If you’re looking for big screen 4K TVs that are both nicer and cheaper than you expect, you’ll find them in Hisense’s new Series 8 and Series G TVs.
Envisioned as a bigger and better take on the Series 7, the Series 8 is available in two-sizes: 65-inch and 75-inches. If you have a larger space to work with, that’ll work against you. If you live in a small home, it might be a little more problematic.
Like the Series 7, Hisense’s Series 8 TVs support at least two major HDR standards: Dolby Vision and HDR10. For more on HDR TVs, click through to our guide here. And if you’re looking for more technical upgrades, look no further than the integration of the same sort of Quantum Dot tech found in Samsung and TCL TVs. For more on QLED TVs, click here.
During the couple of hours we had to spend with it, we came away reasonably impressed with the Series 8. I wouldn’t say that Hisense’s latest middle-of-the-road option looked as good as something like LG’s cutting edge OLEDs or Samsung’s Quantum-powered Q90 but, when you factor in stuff like the all-important asking price, I don’t think the Series 8 falls short by all that much. It’s colorful, it’s 4K and it’s as crisp in detail as you’d expect. It was a little dim for my tastes but it does have 200Hz motion smoothing (if you’re into that).
Forced to give a verdict on the spot, I’d be willing to say the Hisense Series 8 looks good - but it doesn’t look that good.
Of course, beyond how it looks, the other point being emphasised here is how you interact with the Hisense Series 8 ULED 4K TV. The Series 8 runs on the brand’s proprietary VIDAA 3.0 smart TV operating system. Up-front, I’ve never been a fan of VIDAA. Even aside from larger concerns to do with future-proofing, I’ve always found Hisense’s in-house software more concerned with looking pretty than feeling responsive and I found that trend continued into the latest version.
Like earlier attempts, the VIDAA 3.0 is nice to look at but slow and frustrating to use. It’d sometimes take a solid three or four seconds after pressing the home button for the main menu to actually appear. Opening apps would take closer to ten seconds. I struggled to get the platform’s vaunted “easy-sharing” of video content from my phone feature to work at all.
To be clear: the models we used for our hands-on might not be final software but, all the same, our experience didn’t leave us glowing with compliments.
Still, even if we assume those performance issues were anomalous, VIDAA has a ton of blindspots you have to consider before buying in. The usual suspects - Netflix, Youtube, Stan and Amazon Prime Video - are all here. However, most of our efforts to find more Australian streaming services were in vain. We could find SBS OnDemand but that was about it. No Hayu. No 9Now. No 7Mate. No Ten All Access. No ABC iView. What’s more, since the Hisense Series 8 lacks a built-in Chromecast, there’s no easy workaround here. You’re simply out of luck.
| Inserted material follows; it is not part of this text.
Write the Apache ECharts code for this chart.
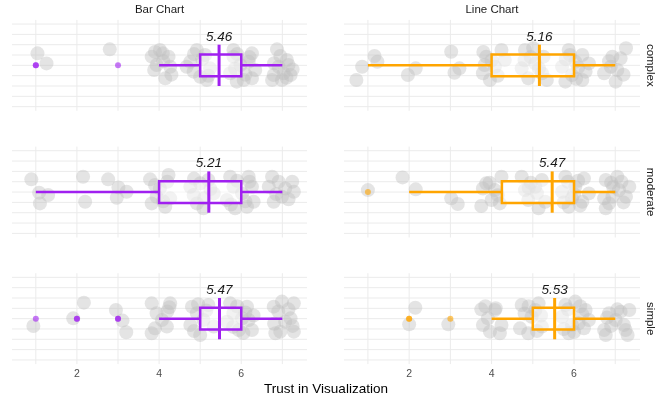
<!DOCTYPE html>
<html>
<head>
<meta charset="utf-8">
<script src="https://cdn.jsdelivr.net/npm/echarts@6/dist/echarts.min.js"></script>
<style>html,body{margin:0;padding:0;background:#fff}#c{width:670px;height:402px}</style>
</head>
<body>
<div id="c"></div>
<script>
// ---------- data ----------
const facetCols = ['Bar Chart', 'Line Chart'];
const facetRows = ['complex', 'moderate', 'simple'];
const xTickLabels = [2, 4, 6];
const colColors = ['#A020F0', '#FFA500'];

// jittered points [value + jitter, vertical jitter]
const ptsBarComplex = [[1.04,1.16],[1.26,0.19],[2.8,1.55],
 [3.82,0.84],[3.94,0.03],[4.09,1.16],[4.23,0.84],[4.15,-1.26],[3.88,-0.45],[4.27,-0.13],[4.02,1.48],[4.1,0.4],[3.9,1.3],[4.3,-0.9],
 [4.76,0.35],[4.92,1.48],[4.84,-0.61],[5.16,-1.42],[5.12,1.0],[4.67,-0.13],[5.24,-0.29],[5.0,-1.1],[5.05,0.6],[4.85,1.1],[5.2,-1.0],
 [5.81,1.48],[5.89,-1.58],[6.26,1.16],[6.26,-1.26],[5.73,-0.77],[5.98,0.03],[6.18,0.35],[5.81,0.84],[6.06,-1.42],[6.34,-0.45],[5.9,1.1],[6.1,-0.9],[6.2,0.8],[5.85,-0.3],
 [6.87,1.55],[7.11,0.52],[6.79,-0.94],[7.03,-0.77],[7.2,-0.94],[6.75,-1.42],[6.99,-1.42],[7.15,0.03],[6.91,-0.13],[6.95,0.9],[7.25,-0.4],[6.8,0.2],[7.1,-1.2]];
const ptsLineComplex = [[0.72,-1.42],[0.86,-0.13],[1.16,0.9],[1.23,0.35],
 [1.97,-0.94],[2.16,-0.29],[3.02,1.32],[3.1,-0.71],[3.22,-0.29],
 [3.79,-0.77],[3.87,0.84],[3.96,-1.42],[4.24,1.48],[4.08,-0.13],[3.83,0.03],[4.32,0.52],[4.0,0.5],[4.15,-1.0],[3.8,1.3],
 [4.81,1.48],[5.01,1.65],[5.26,0.84],[4.73,-0.29],[4.89,-1.26],[5.22,-0.77],[5.06,0.19],[5.34,-1.42],[4.95,0.8],[5.15,-0.3],[4.8,0.5],
 [5.79,-1.58],[5.87,1.48],[6.2,1.0],[6.28,-0.61],[6.2,-1.42],[5.71,-0.13],[6.03,0.35],[6.36,0.19],[5.95,-0.94],[5.9,1.0],[6.1,-0.2],[5.8,0.6],[6.05,-1.3],
 [6.73,-0.77],[6.93,0.84],[7.26,1.65],[7.13,0.68],[7.05,-0.45],[7.01,-1.58],[6.89,-0.13],[7.2,-0.9],[6.85,0.4]];
const ptsBarModerate = [[0.89,1.23],[1.08,-0.06],[1.1,-1.1],[1.3,-0.29],
 [2.15,1.48],[2.2,-0.94],[2.76,1.23],[3.01,0.45],[2.97,-0.55],[3.21,0.03],
 [3.78,1.23],[4.23,1.65],[3.82,-1.1],[4.15,-1.42],[4.02,0.35],[3.94,-0.45],[4.27,-0.61],[3.9,0.68],[4.1,-0.9],[4.2,1.0],
 [4.84,-0.29],[5.0,0.84],[5.33,-0.13],[5.08,-1.58],[4.92,-1.1],[5.2,1.16],[4.76,0.52],[5.1,-0.6],[4.85,1.3],[5.25,0.3],
 [5.73,1.48],[5.85,-1.58],[6.18,1.48],[6.3,-0.94],[5.65,-0.77],[6.02,-0.13],[6.14,-1.42],[5.81,0.52],[6.26,0.52],[5.9,1.1],[6.1,-0.9],[5.75,-1.2],[6.2,1.0],
 [6.75,1.48],[6.79,-0.94],[6.99,-0.45],[7.24,1.0],[7.28,0.03],[6.67,0.52],[7.07,0.35],[6.91,1.0],[6.85,-0.2],[7.15,-0.7]];
const ptsLineModerate = [[1.0,0.19],[1.84,1.42],[2.16,0.26],[3.02,-0.61],[3.18,-1.16],
 [3.75,-1.35],[3.87,0.84],[4.0,-0.77],[4.24,1.48],[4.08,0.19],[4.2,-1.1],[3.79,0.35],[3.95,0.9],[4.15,-0.3],
 [4.73,1.48],[4.89,-0.77],[5.14,-1.58],[5.3,-0.94],[5.06,0.52],[4.81,0.19],[5.22,1.16],[4.95,0.9],[5.1,-0.1],[4.9,0.4],
 [5.79,1.48],[5.87,-1.42],[6.24,1.32],[6.2,-0.94],[5.71,0.03],[6.03,0.52],[6.36,-0.13],[5.95,-0.61],[5.85,1.0],[6.1,1.1],[5.75,-1.0],[6.15,-1.3],[6.0,-0.2],
 [6.77,-1.58],[6.77,1.16],[7.05,1.48],[7.26,-0.45],[7.34,0.52],[6.93,-0.45],[7.09,0.19],[6.73,-0.61],[6.9,0.9],[7.15,1.0],[6.85,-1.1],[7.2,-1.0],[6.95,0.5]];
const ptsBarSimple = [[0.94,-0.71],[1.91,0.03],[2.17,1.55],[2.95,0.84],[3.11,-0.19],[3.2,-1.32],
 [3.82,1.48],[3.82,-1.42],[4.27,1.48],[3.94,0.52],[4.19,-0.77],[3.9,-0.94],[4.07,-0.13],[4.2,0.7],[4.25,1.1],
 [4.8,1.16],[5.2,1.32],[5.0,-1.58],[4.76,-0.61],[5.08,-0.13],[4.92,0.52],[5.33,-0.77],[4.85,-1.2],[5.15,0.8],[4.95,1.4],
 [5.73,1.48],[5.94,-1.1],[6.14,1.16],[6.26,-1.1],[5.65,-0.29],[6.02,0.03],[6.18,-0.13],[5.81,0.52],[5.9,1.2],[6.1,0.6],[5.8,-0.8],[6.05,-1.4],[6.3,0.3],
 [6.79,1.16],[6.99,1.65],[7.28,1.48],[6.83,-1.42],[7.28,-1.26],[7.07,-0.29],[7.2,0.03],[6.95,-1.26],[6.9,0.7],[7.15,0.9],[6.8,-0.5],[7.25,-0.7]];
const ptsLineSimple = [[2.0,-0.55],[2.15,1.06],[2.95,-0.55],
 [3.75,0.9],[3.79,-0.61],[3.96,-1.26],[4.2,-1.42],[4.08,0.84],[3.91,0.03],[4.24,-0.61],[3.85,1.2],[4.1,1.0],
 [4.73,1.32],[4.69,-0.94],[4.89,-1.42],[5.14,1.48],[5.22,-0.77],[4.97,0.19],[5.06,0.84],[4.8,0.5],[5.2,0.3],[4.9,1.2],[5.1,-1.2],
 [5.79,1.32],[5.87,-1.42],[6.28,0.84],[6.24,-0.94],[5.71,0.19],[6.03,1.65],[6.11,-0.45],[5.95,-0.61],[6.36,-0.13],[5.85,0.9],[6.15,1.2],[5.75,-1.0],[6.0,-1.3],[6.2,0.4],
 [6.73,-1.1],[6.77,-1.58],[6.85,0.52],[7.13,0.68],[7.3,-1.58],[7.21,-0.61],[7.34,0.84],[7.01,-0.13],[6.8,0.1],[7.05,0.9],[7.25,-1.1],[6.9,-0.7]];

// box stats: [whiskerLow, Q1, Q3, whiskerHigh, mean]
const statsBarComplex = [4, 5, 6, 7, 5.46];
const statsLineComplex = [1, 4, 6, 7, 5.16];
const statsBarModerate = [1, 4, 6, 7, 5.21];
const statsLineModerate = [2, 4.25, 6, 7, 5.47];
const statsBarSimple = [4, 5, 6, 7, 5.47];
const statsLineSimple = [4, 5, 6, 7, 5.53];

// outliers (repeats = overlapping observations)
const outBarComplex = [1, 1, 3];
const outLineComplex = [];
const outBarModerate = [];
const outLineModerate = [1];
const outBarSimple = [1, 2, 2, 3, 3];
const outLineSimple = [2, 2, 3];

const gridXVals = [1, 2, 3, 4, 5, 6, 7];
const gridYVals = [-4, -3, -2, -1, 0, 1, 2, 3, 4];

// ---------- chart ----------
const panels = [
  [ptsBarComplex, statsBarComplex, outBarComplex, ptsLineComplex, statsLineComplex, outLineComplex],
  [ptsBarModerate, statsBarModerate, outBarModerate, ptsLineModerate, statsLineModerate, outLineModerate],
  [ptsBarSimple, statsBarSimple, outBarSimple, ptsLineSimple, statsLineSimple, outLineSimple]
];
const FONT = '"Liberation Sans", Arial, Helvetica, sans-serif';
const rowTops = [19.9, 146.6, 273.2];
const panelH = 90.9;
const colLeft = [12, 344];
const colW = [295, 296];
const GRID_COLOR = '#ebebeb';

function vGridRender(params, api) {
  const cs = params.coordSys;
  const p = api.coord([api.value(0), 0]);
  return {type: 'line', shape: {x1: p[0], y1: cs.y, x2: p[0], y2: cs.y + cs.height},
    style: {stroke: GRID_COLOR, lineWidth: 1}};
}
function hGridRender(params, api) {
  const cs = params.coordSys;
  const p = api.coord([1, api.value(0)]);
  return {type: 'line', shape: {x1: cs.x, y1: p[1], x2: cs.x + cs.width, y2: p[1]},
    style: {stroke: GRID_COLOR, lineWidth: 1}};
}

const grids = [], xAxes = [], yAxes = [], series = [];
let gi = 0;
for (let r = 0; r < 3; r++) {
  for (let c = 0; c < 2; c++) {
    grids.push({left: colLeft[c], top: rowTops[r], width: colW[c], height: panelH, containLabel: false});
    xAxes.push({
      type: 'value', gridIndex: gi, min: 0.42, max: 7.6,
      axisLine: {show: false}, axisTick: {show: false}, splitLine: {show: false},
      axisLabel: {show: r === 2, customValues: xTickLabels, color: '#4d4d4d', fontSize: 10.5, fontFamily: FONT, margin: 5}
    });
    yAxes.push({type: 'value', gridIndex: gi, min: -4.4, max: 4.4, show: false, splitLine: {show: false}});
    const pts = panels[r][c * 3], st = panels[r][c * 3 + 1], outs = panels[r][c * 3 + 2];
    const col = colColors[c];
    series.push({
      type: 'custom', xAxisIndex: gi, yAxisIndex: gi, z: 0, silent: true,
      data: gridXVals.map(v => [v]), encode: {x: 0}, renderItem: vGridRender
    });
    series.push({
      type: 'custom', xAxisIndex: gi, yAxisIndex: gi, z: 0, silent: true,
      data: gridYVals.map(v => [v]), encode: {y: 0}, renderItem: hGridRender
    });
    series.push({
      type: 'scatter', xAxisIndex: gi, yAxisIndex: gi, data: pts, symbolSize: 14, z: 2, silent: true,
      itemStyle: {color: '#bebebe', opacity: 0.42}
    });
    series.push({
      type: 'scatter', xAxisIndex: gi, yAxisIndex: gi, data: outs.map(v => [v, 0]), symbolSize: 6, z: 3, silent: true,
      itemStyle: {color: col, opacity: 0.6}
    });
    series.push({
      type: 'custom', xAxisIndex: gi, yAxisIndex: gi, z: 4, silent: true, clip: false,
      data: [st],
      encode: {x: [0, 1, 2, 3, 4]},
      renderItem: (function (color) {
        return function (params, api) {
          const wlo = api.value(0), q1 = api.value(1), q3 = api.value(2), whi = api.value(3), mean = api.value(4);
          const a = api.coord([wlo, 0]), b = api.coord([q1, 0]), cc = api.coord([q3, 0]), d = api.coord([whi, 0]);
          const bt = api.coord([q1, 1.05]), bb = api.coord([q3, -1.05]);
          const mt = api.coord([mean, 2]), mb = api.coord([mean, -2]);
          const lp = api.coord([mean, 2.75]);
          return {
            type: 'group',
            children: [
              {type: 'line', shape: {x1: a[0], y1: a[1], x2: b[0], y2: b[1]}, style: {stroke: color, lineWidth: 2.5}},
              {type: 'line', shape: {x1: cc[0], y1: cc[1], x2: d[0], y2: d[1]}, style: {stroke: color, lineWidth: 2.5}},
              {type: 'rect', shape: {x: bt[0], y: bt[1], width: bb[0] - bt[0], height: bb[1] - bt[1]},
               style: {fill: 'rgba(255,255,255,0.5)', stroke: color, lineWidth: 2.5}},
              {type: 'line', shape: {x1: mt[0], y1: mt[1], x2: mb[0], y2: mb[1]}, style: {stroke: color, lineWidth: 3}},
              {type: 'text', style: {x: lp[0], y: lp[1], text: mean.toFixed(2), fill: '#1a1a1a',
                fontSize: 13.5, fontStyle: 'italic', fontFamily: FONT, align: 'center', verticalAlign: 'middle'}}
            ]
          };
        };
      })(col)
    });
    gi++;
  }
}

const graphics = [
  {type: 'text', style: {x: 159.5, y: 10, text: facetCols[0], fill: '#1a1a1a', fontSize: 11.5, fontFamily: FONT, align: 'center', verticalAlign: 'middle'}},
  {type: 'text', style: {x: 492, y: 10, text: facetCols[1], fill: '#1a1a1a', fontSize: 11.5, fontFamily: FONT, align: 'center', verticalAlign: 'middle'}},
  {type: 'text', style: {x: 326, y: 389, text: 'Trust in Visualization', fill: '#000', fontSize: 13.5, fontFamily: FONT, align: 'center', verticalAlign: 'middle'}}
];
const rowCenters = [65.3, 192, 318.7];
for (let r = 0; r < 3; r++) {
  graphics.push({type: 'text', x: 650, y: rowCenters[r], rotation: -Math.PI / 2,
    style: {x: 0, y: 0, text: facetRows[r], fill: '#1a1a1a', fontSize: 11.5, fontFamily: FONT, align: 'center', verticalAlign: 'middle'}});
}

const chart = echarts.init(document.getElementById('c'));
chart.setOption({
  animation: false,
  backgroundColor: '#fff',
  grid: grids, xAxis: xAxes, yAxis: yAxes, series: series, graphic: graphics
});
</script>
</body>
</html>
It’s one thing to be concerned that Hisense might drop the ball a year or two down the line when it comes to supporting new streaming platforms like HBO Max, Disney Plus or Apple TV+ for customers who buy the Series 8 right now. It’s quite another for them to not support almost half of the local streaming offering right now.
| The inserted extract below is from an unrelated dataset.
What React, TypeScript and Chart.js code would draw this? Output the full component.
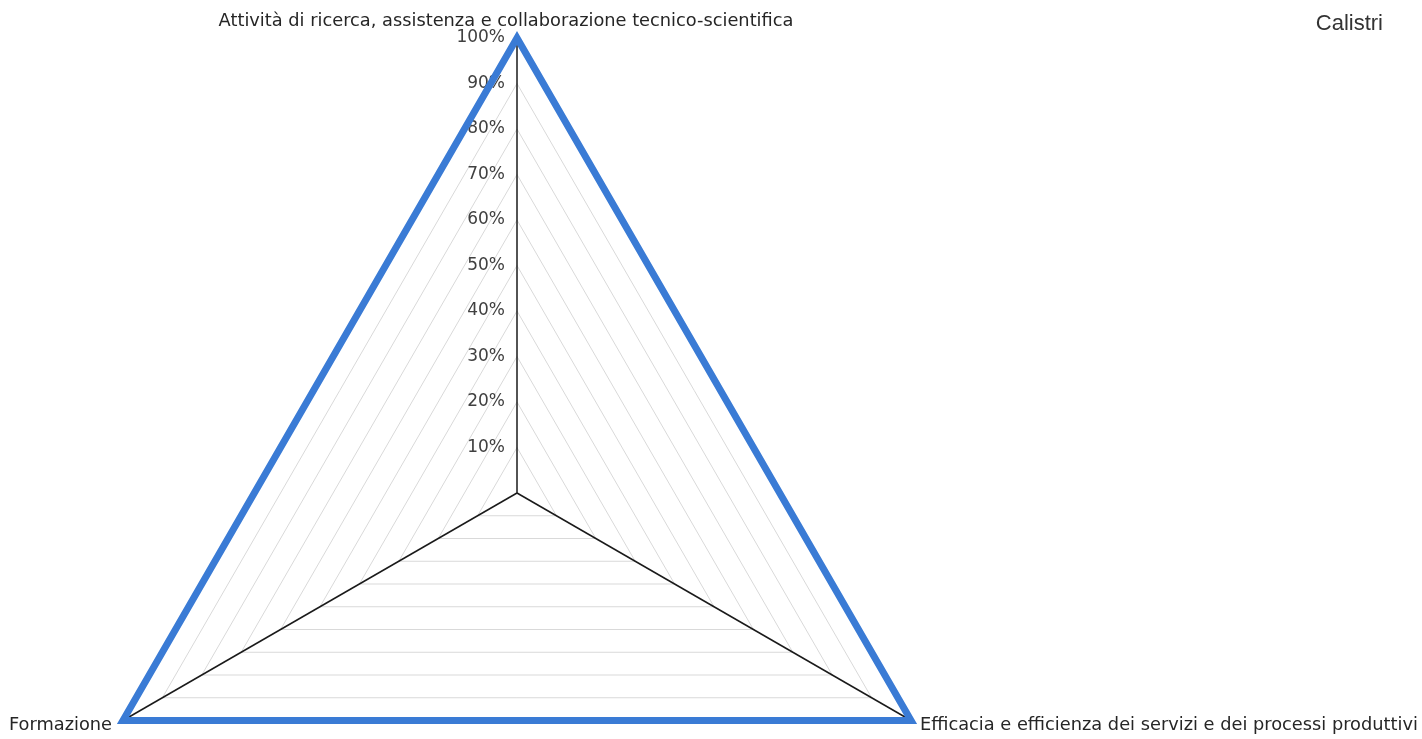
import React, { useEffect, useRef } from "react";
import { Chart, registerables } from "chart.js";

Chart.register(...registerables);

// ---- data ----
const categories = [
  "Attività di ricerca, assistenza e collaborazione tecnico-scientifica",
  "Efficacia e efficienza dei servizi e dei processi produttivi",
  "Formazione",
];
const seriesName = "Calistri";
const calistriValues = [100, 100, 100];
const scaleMin = 0;
const scaleMax = 100;
const scaleStep = 10;
const tickSuffix = "%";

const axisTextPlugin = {
  id: "axisText",
  beforeDatasetsDraw(chart: any) {
    const scale = chart.scales.r;
    const ctx = chart.ctx;
    ctx.save();
    // tick labels, right-aligned left of the vertical axis
    ctx.font = "17px 'DejaVu Sans'";
    ctx.fillStyle = "#404040";
    ctx.textAlign = "right";
    ctx.textBaseline = "middle";
    scale.ticks.forEach((t: any) => {
      if (t.value === scaleMin) return;
      const d = scale.getDistanceFromCenterForValue(t.value);
      ctx.fillText(String(t.value) + tickSuffix, scale.xCenter - 12, scale.yCenter - d);
    });
    // point labels
    ctx.font = "17.8px 'DejaVu Sans'";
    ctx.fillStyle = "#262626";
    (chart.data.labels as string[]).forEach((label, i) => {
      const p = scale.getPointPosition(i, scale.drawingArea + 8);
      const a = scale.getIndexAngle(i);
      const sx = Math.sin(a);
      const cy = Math.cos(a);
      ctx.textAlign = sx > 0.1 ? "left" : sx < -0.1 ? "right" : "center";
      if (cy > 0.1) {
        ctx.textBaseline = "alphabetic";
        ctx.fillText(label, p.x - 11, p.y - 4);
      } else {
        ctx.textBaseline = "middle";
        ctx.fillText(label, p.x + (sx > 0 ? 2 : -4), p.y + 1);
      }
    });
    ctx.restore();
  },
};

export default function App() {
  const ref = useRef<HTMLCanvasElement | null>(null);
  useEffect(() => {
    if (!ref.current) return;
    const chart = new Chart(ref.current, {
      type: "radar",
      data: {
        labels: categories,
        datasets: [
          {
            label: seriesName,
            data: calistriValues,
            borderColor: "#3A7BD5",
            backgroundColor: "rgba(0,0,0,0)",
            borderWidth: 7,
            pointRadius: 0,
            pointHoverRadius: 0,
            fill: false,
            tension: 0,
            clip: false,
            borderJoinStyle: "miter",
          } as any,
        ],
      },
      options: {
        animation: false,
        responsive: true,
        maintainAspectRatio: false,
        layout: { padding: { top: 10.5, left: 0, right: 39, bottom: 0 } },
        plugins: {
          legend: { display: false },
          tooltip: { enabled: false },
          title: {
            display: true,
            text: seriesName,
            align: "end",
            color: "#333333",
            font: { family: "'Liberation Sans', Arial, sans-serif", size: 22, weight: "normal", lineHeight: 1.2 },
            padding: { top: 0, bottom: 1.1 },
          },
        },
        scales: {
          r: {
            min: scaleMin,
            max: scaleMax,
            ticks: { stepSize: scaleStep, display: false },
            pointLabels: { display: false },
            grid: { color: "#d9d9d9", lineWidth: 1 },
            angleLines: { color: "#1a1a1a", lineWidth: 1.5 },
          },
        },
      },
      plugins: [axisTextPlugin],
    });
    return () => chart.destroy();
  }, []);
  return (
    <div style={{ position: "fixed", left: 0, top: 0, width: 1422, height: 739, overflow: "hidden", background: "#fff" }}>
      <div style={{ position: "absolute", left: -349, top: 0, width: 1771, height: 948 }}>
        <canvas ref={ref} />
      </div>
    </div>
  );
}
Akin to other mainstream TV brands, Alexa and Assistant integration is another big callout here. However, at the time of writing, the Series 8 only has what’s called ‘Amazon Video Gear’ integration. This means that you’ll be able to connect it wirelessly to an Alexa-powered speaker like an Amazon Echo and use Alexa to change the volume or input on the TV but you won’t be able to request specific content (“Alexa, play Stranger Things on Netflix”) or even services (“Alexa, open up Netflix on the TV”) until full Alexa Voice Services integration arrives. Hisense say this will happen sometime in the second half of 2019.
As for the Google Assistant, it’s currently missing-in-action when it comes to Hisense’s mainline Series 7, 8 and 9 TVs. For these models, Hisense simply say that Google Assistant will arrive via software update sometime in the remaining five months of 2019.
Of course, if you can’t wait, there’s always the Hisense Series G. Pitched as the Hisense TV for Android enthusiasts, it runs on Android TV rather than VIDAA. And, as you might expect, this resolves a lot of the issues detailed above.
It’s not as snappy as something like an Nvidia Shield TV (Amazon) but it’s familiar, easy to customise and it brings with it support for all the streaming services that the Series 8 overlooks. Hell, of all the Hisense TVs I’ve had the chance to spend any time with - this is probably the one I’d personally be the most interested in buying for myself.
Part of that is probably just familiarity but, at the same time, getting a taste of what Android TV can bring to the Hisense experience has left me a little spoiled. Hopefully it’s a sign of things to come and not an aberration.
The Hisense Series 8 is available in Australia now, with prices starting at $2999.
The Hisense Series G is available in Australia now, with prices starting at $1249.